Given an unsorted integer array, find the first missing positive integer.

For example, Given [1,2,0] return 3, and [3,4,-1,1] return 2. Your algorithm should run in O(n) time and uses constant space.

Naive的方法肯定是sort這個數組,但那樣要用O(NlongN)的時間;第二種思路是用哈希表映射,Mapping all positive integers to a hash table and iterate from 1 to the length of the array to find out the first missing one,但哈希表是O(N)的space. 那怎麽做呢?

Li Shi‘s Analysis:

The idea is to use the array itself as a table. We try put a value i on the place i-1. If the value i is out of range, i.e., <=0 || >n, then ignore it.
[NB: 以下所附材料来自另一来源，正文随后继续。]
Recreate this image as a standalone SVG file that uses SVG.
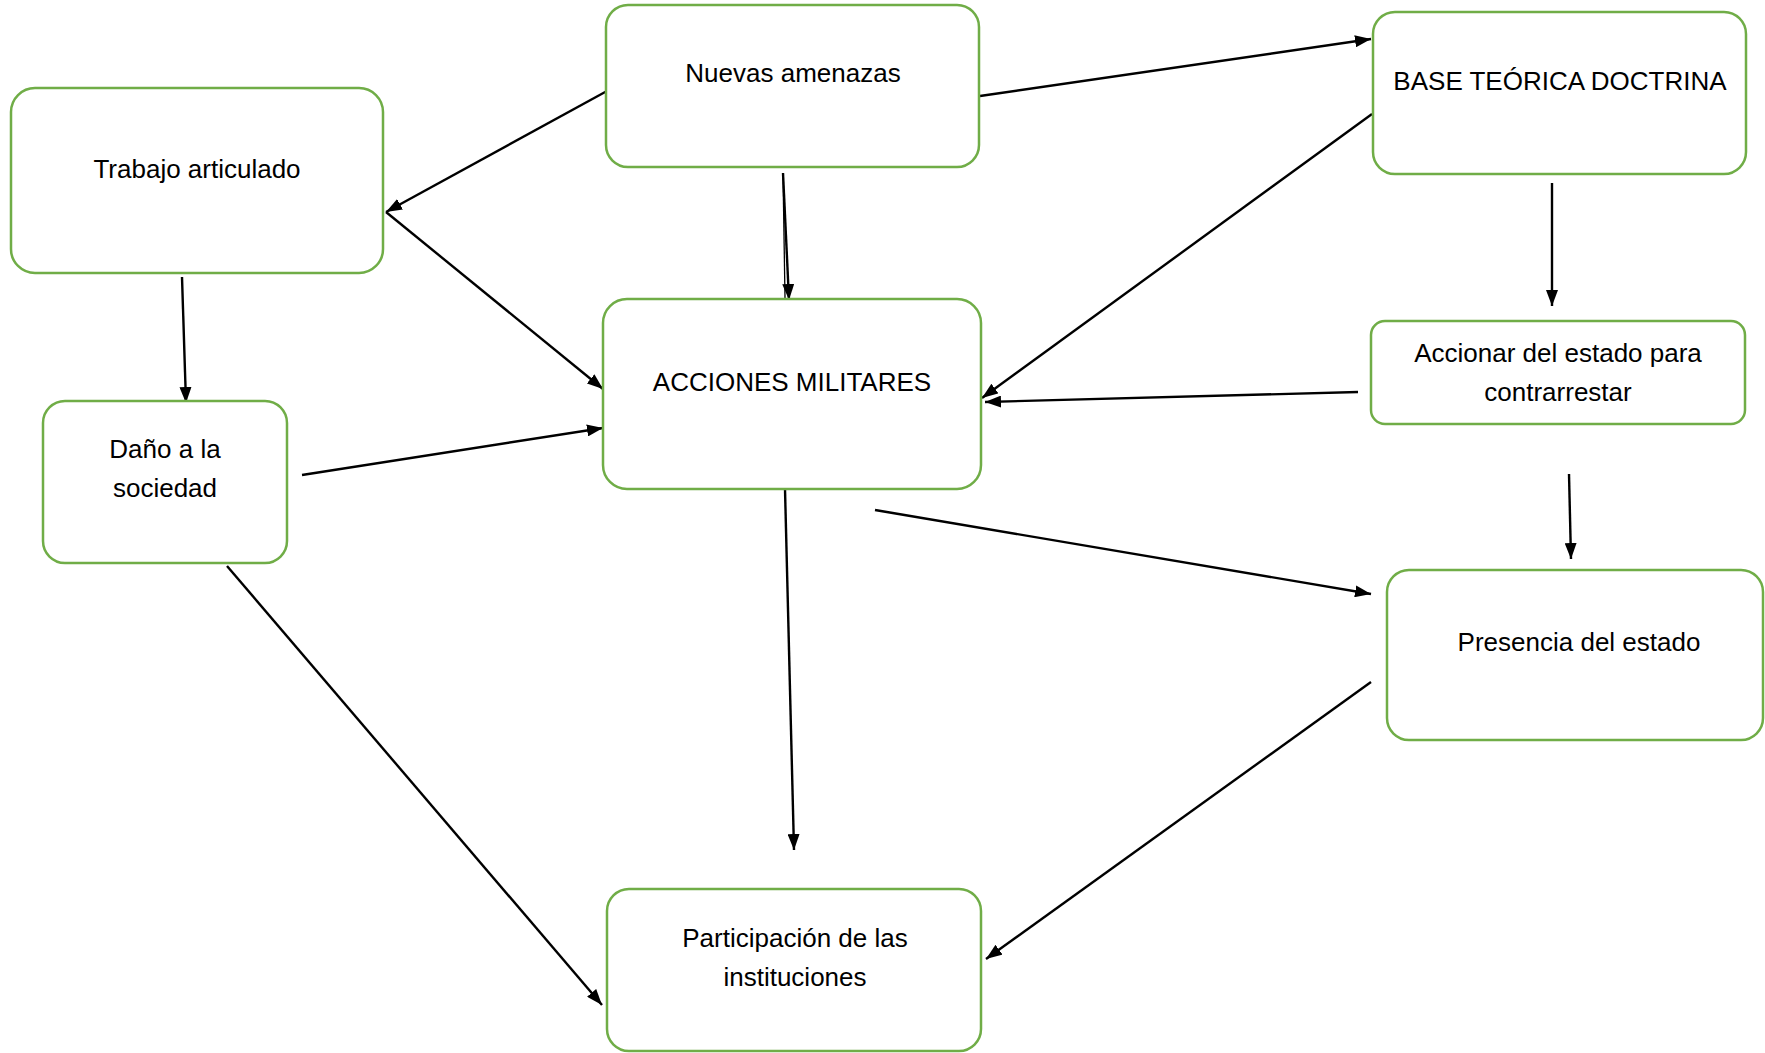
<svg xmlns="http://www.w3.org/2000/svg" width="1765" height="1053" viewBox="0 0 1765 1053">
<style>
.box{fill:#fff;stroke:#70AD47;stroke-width:2.5}
.lbl{font-family:"Liberation Sans",Arial,sans-serif;font-size:26px;fill:#000;text-anchor:middle}
.c{stroke:#000;stroke-width:2.4;fill:none;marker-end:url(#ah)}
.t{stroke:#000;stroke-width:1.3;fill:none}
</style>
<defs>
<marker id="ah" viewBox="0 0 16 12" refX="16" refY="6" markerWidth="16" markerHeight="12" markerUnits="userSpaceOnUse" orient="auto">
<path d="M0,0 L16,6 L0,12 z" fill="#000"/>
</marker>
</defs>
<rect width="1765" height="1053" fill="#fff"/>
<g id="connectors">
<line class="c" x1="607" y1="91" x2="386" y2="212"/>
<line class="c" x1="386" y1="212" x2="603" y2="389"/>
<line class="t" x1="783" y1="173" x2="785" y2="298"/>
<line class="c" x1="783" y1="173" x2="789" y2="300"/>
<line class="c" x1="980" y1="96" x2="1371" y2="39"/>
<line class="c" x1="1372" y1="114" x2="982" y2="398"/>
<line class="c" x1="1552" y1="183" x2="1552" y2="306"/>
<line class="c" x1="1358" y1="392" x2="985" y2="402"/>
<line class="c" x1="302" y1="475" x2="603" y2="428"/>
<line class="c" x1="182" y1="277" x2="186" y2="403"/>
<line class="c" x1="875" y1="510" x2="1371" y2="594"/>
<line class="c" x1="1569" y1="474" x2="1571" y2="559"/>
<line class="c" x1="785" y1="489" x2="794" y2="850"/>
<line class="c" x1="227" y1="566" x2="602" y2="1005"/>
<line class="c" x1="1371" y1="682" x2="986" y2="959"/>
</g>
<g id="nuevas">
<rect class="box" x="606" y="5" width="373" height="162" rx="22"/>
<text class="lbl" x="793" y="82">Nuevas amenazas</text>
</g>
<g id="trabajo">
<rect class="box" x="11" y="88" width="372" height="185" rx="24"/>
<text class="lbl" x="197" y="178">Trabajo articulado</text>
</g>
<g id="base">
<rect class="box" x="1373" y="12" width="373" height="162" rx="22"/>
<text class="lbl" x="1560" y="90">BASE TEÓRICA DOCTRINA</text>
</g>
<g id="acciones">
<rect class="box" x="603" y="299" width="378" height="190" rx="24"/>
<text class="lbl" x="792" y="391">ACCIONES MILITARES</text>
</g>
<g id="accionar">
<rect class="box" x="1371" y="321" width="374" height="103" rx="14"/>
<text class="lbl" x="1558" y="362">Accionar del estado para</text>
<text class="lbl" x="1558" y="401">contrarrestar</text>
</g>
<g id="dano">
<rect class="box" x="43" y="401" width="244" height="162" rx="22"/>
<text class="lbl" x="165" y="458">Daño a la</text>
<text class="lbl" x="165" y="497">sociedad</text>
</g>
<g id="presencia">
<rect class="box" x="1387" y="570" width="376" height="170" rx="22"/>
<text class="lbl" x="1579" y="651">Presencia del estado</text>
</g>
<g id="participacion">
<rect class="box" x="607" y="889" width="374" height="162" rx="22"/>
<text class="lbl" x="795" y="947">Participación de las</text>
<text class="lbl" x="795" y="986">instituciones</text>
</g>
</svg>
At each position i, we check whether the A[i] is a value needed to be placed on its own position, if yes, we swap it; then we check the new A[i] again. We repeat this procedure until A[i] is a value that is out of range or the right place of value A[i] is already placed a value of A[i] (Duplicate situation), we then move the i+1 position.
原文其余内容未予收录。